Here is a simplified code example for generating a CSV export of transactions, a common first step before integration:

pythonCopy
import csv
from datetime import datetime

def generate_compliance_csv(transactions, filename):
    fieldnames = ['timestamp', 'tx_hash', 'from_address', 'to_address', 
                  'asset', 'amount', 'usd_value', 'tx_type']
    
    with open(filename, 'w', newline='') as csvfile:
        writer = csv.DictWriter(csvfile, fieldnames=fieldnames)
        writer.writeheader()
        for tx in transactions:
            writer.writerow({
                'timestamp': datetime.fromisoformat(tx['timestamp']),
                'tx_hash': tx['hash'],
                'from_address': tx['from'],
                'to_address': tx['to'],
                'asset': tx['asset_symbol'],
                'amount': tx['amount'],
                'usd_value': tx['historical_usd_value'],
                'tx_type': tx['classification']  # e.g., 'SWAP', 'TRANSFER'
            })

This script creates an audit trail with essential fields for reconciliation.

For direct ERP integration, consider using middleware platforms like Chainlink Functions or Axelar to securely trigger on-chain data attestations that can be consumed by off-chain systems. Alternatively, design your module to produce webhook events formatted to the accounting software's specification. Critical considerations include data consistency (ensuring the exported data matches the on-chain state), timestamp synchronization (using block timestamps or trusted oracles), and maintaining a clear audit log of all data exports and API calls for regulatory examination. Always encrypt sensitive data in transit and at rest during this process.

The ultimate goal is to automate the financial close process. A well-designed module reduces manual entry, minimizes errors, and provides a single source of truth for both crypto-native dashboards and traditional balance sheets. By standardizing data pipelines to accounting systems, firms can achieve real-time visibility into their crypto holdings and liabilities, which is essential for accurate tax reporting (e.g., Form 8949 in the US), profit/loss statements, and compliance with accounting standards like IFRS or GAAP.

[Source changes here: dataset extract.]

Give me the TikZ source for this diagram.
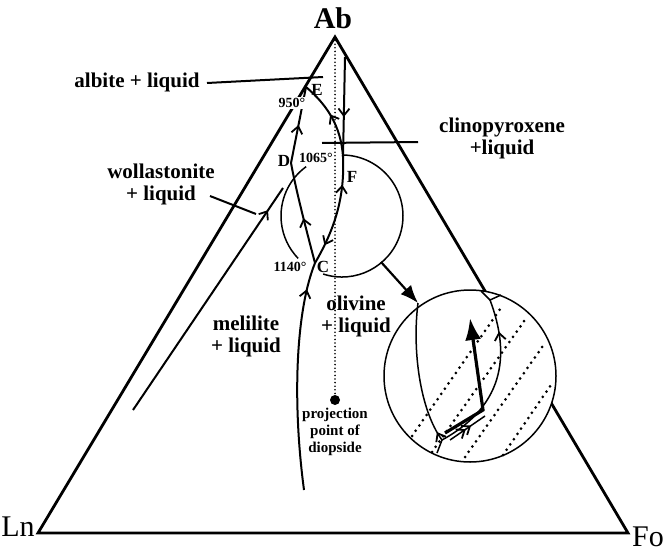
\documentclass[tikz,border=0pt]{standalone}
\usepackage{fontspec}
\setmainfont{Liberation Serif}
\usetikzlibrary{arrows.meta,decorations.markings}
\tikzset{
  edge/.style ={draw=black, line width=1.4pt, line join=miter},
  bnd/.style  ={draw=black, line width=1pt},
  thn/.style  ={draw=black, line width=0.75pt},
  dots/.style ={draw=black, line width=1.5pt, dash pattern=on 0pt off 3.2pt, line cap=round},
  lbl/.style  ={font=\fontsize{10.5}{11}\selectfont\bfseries, inner sep=0pt, align=center},
  ptl/.style  ={font=\fontsize{8.5}{9}\selectfont\bfseries, inner sep=0.5pt},
  degl/.style ={font=\fontsize{7}{8}\selectfont\bfseries, inner sep=0.5pt, fill=white},
  vtx/.style  ={font=\fontsize{15}{15}\selectfont, inner sep=0pt},
  barb/.style ={postaction={decorate, decoration={markings,
      mark=at position #1 with {\arrow{Straight Barb[length=3.5pt,width=5.5pt,line width=0.9pt]}}}}},
  rbarb/.style={postaction={decorate, decoration={markings,
      mark=at position #1 with {\arrowreversed{Straight Barb[length=3.5pt,width=5.5pt,line width=0.9pt]}}}}},
}
\begin{document}
\begin{tikzpicture}[x=0.5pt,y=-0.5pt]
  \useasboundingbox (0,0) rectangle (663,551);
  % corners and invariant points
  \coordinate (Ab) at (335,37);
  \coordinate (Ln) at (38,533);
  \coordinate (Fo) at (628,533);
  \coordinate (E) at (306,87);
  \coordinate (D) at (291,163);
  \coordinate (F) at (343,157);
  \coordinate (C) at (315,263);
  \coordinate (Di) at (335,400);
  % triangle
  \draw[edge] (Ln) -- (Ab) -- (Fo) -- cycle;
  % projection line
  \draw[dots,line width=0.9pt,dash pattern=on 0pt off 1.8pt] (Ab) -- (Di);
  \fill (Di) circle[radius=5];
  % boundary curves
  \draw[bnd,barb=0.88] (304,490) .. controls (292,400) and (296,310) .. (C);
  \draw[bnd,barb=0.45] (C) .. controls (305,225) and (296,190) .. (D);
  \draw[bnd,barb=0.5] (D) -- (E);
  \draw[bnd,barb=0.6] (345,57) -- (F);
  \draw[bnd,barb=0.55] (F) .. controls (341,125) and (326,104) .. (E);
  \draw[bnd,rbarb=0.25,barb=0.82] (F) .. controls (345,200) and (333,232) .. (C);
  \draw[bnd,barb=0.9] (133,410) -- (283,188);
  % field circle
  \draw[thn] (342,216) ++(-126:61) arc[start angle=-126, end angle=-224, radius=61];
  \draw[thn] (342,216) ++(-252:61) arc[start angle=-252, end angle=-450, radius=61];
  \draw[line width=1.1pt,-{Latex[length=9pt,width=7pt]}] (381,262) -- (418,303);
  % enlarged view
  \filldraw[thn,fill=white] (470,376) circle[radius=86];
  \draw[dots] (412,436) -- (503,305);
  \draw[dots] (432,452) -- (527,317);
  \draw[dots] (465,457) -- (545,343);
  \draw[dots] (503,455) -- (553,382);
  \coordinate (J) at (490,300);
  \coordinate (K) at (442,440);
  \draw[thn] (481,291) -- (J) -- (501,295);
  \draw[thn,barb=0.15] (437,453) -- (K) .. controls (420,410) and (412,350) .. (418,303);
  \draw[thn,rbarb=0.2] (J) .. controls (505,340) and (515,400) .. (K);
  \draw[line width=1.6pt,-{Latex[length=11pt,width=8pt]}] (445,433) -- (483,410) -- (470,318);
  \draw[thn,barb=0.45,barb=0.6] (450,440) -- (485,416);
  % labels
  \node[vtx,font=\fontsize{15}{15}\selectfont\bfseries] (ablbl) at (333,18) {Ab};
  \node[vtx] (lnlbl) at (18,527) {Ln};
  \node[vtx] (folbl) at (648,537) {Fo};
  \node[ptl] (elbl) at (317,90) {E};
  \node[ptl] (dlbl) at (284,161) {D};
  \node[ptl] (flbl) at (352,177) {F};
  \node[ptl] (clbl) at (323,267) {C};
  \node[degl] (t950) at (292,103) {950°};
  \node[degl] (t1065) at (316,158) {1065°};
  \node[degl] (t1140) at (290,267) {1140°};
  \node[lbl] (ablq) at (137,82) {albite + liquid};
  \draw[thn,line width=1pt] (207,83) -- (323,77);
  \node[lbl] (wolq) at (161,184) {wollastonite\\+ liquid};
  \draw[thn,line width=1pt] (210,196) -- (256,214);
  \node[lbl] (cpxq) at (502,138) {clinopyroxene\\+liquid};
  \draw[thn,line width=1pt] (322,143) -- (418,142);
  \node[lbl] (melq) at (246,336) {melilite\\+ liquid};
  \node[lbl] (olq) at (356,316) {olivine\\+ liquid};
  \node[font=\fontsize{7.5}{8.5}\selectfont\bfseries, align=center, inner sep=0pt, below] (dilbl) at (335,408) {projection\\point of\\diopside};
\end{tikzpicture}
\end{document}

You now have the architectural blueprint for a compliance module. The core components are the event listener (e.g., using ethers.js to monitor Transfer events), the data enrichment layer (pulling risk scores from Chainalysis or TRM Labs APIs), and the report generator (formatting data into FATF Travel Rule or OFAC SDN list-compliant reports). The critical design principle is to separate the immutable on-chain data collection from the mutable off-chain risk analysis, ensuring auditability while allowing for policy updates.

For implementation, start with a proof-of-concept on a testnet. Use a framework like Hardhat or Foundry to deploy a mock ERC-20 token and script the listener. A basic enrichment check could flag transactions above a configurable threshold (e.g., 10,000 USDC) for manual review. Store the raw event data in a database like PostgreSQL or TimescaleDB for time-series analysis. This phased approach lets you validate the data pipeline before integrating complex, paid risk intelligence feeds.

The next evolution is automation and scalability. Implement modular risk rule engines that can be updated without changing core reporting logic. For high-volume applications, consider using The Graph for efficient historical querying or Zero-Knowledge proofs (like zk-SNARKs via Circom) to generate privacy-preserving compliance attestations. Always maintain a clear audit trail linking every generated report back to the specific blockchain transactions and the risk rule versions that were applied at that time.

Finally, stay current with regulatory and technical developments. Monitor updates to the Travel Rule Protocol (TRP) specification and new Ethereum Improvement Proposals (EIPs) that affect event logging, such as EIP-7715 for structured transaction receipts. Engage with the community through forums like the Blockchain Association's working groups. Your module is not a set-and-forget system; it's a critical piece of infrastructure that must evolve alongside the blockchain ecosystem and global regulatory frameworks.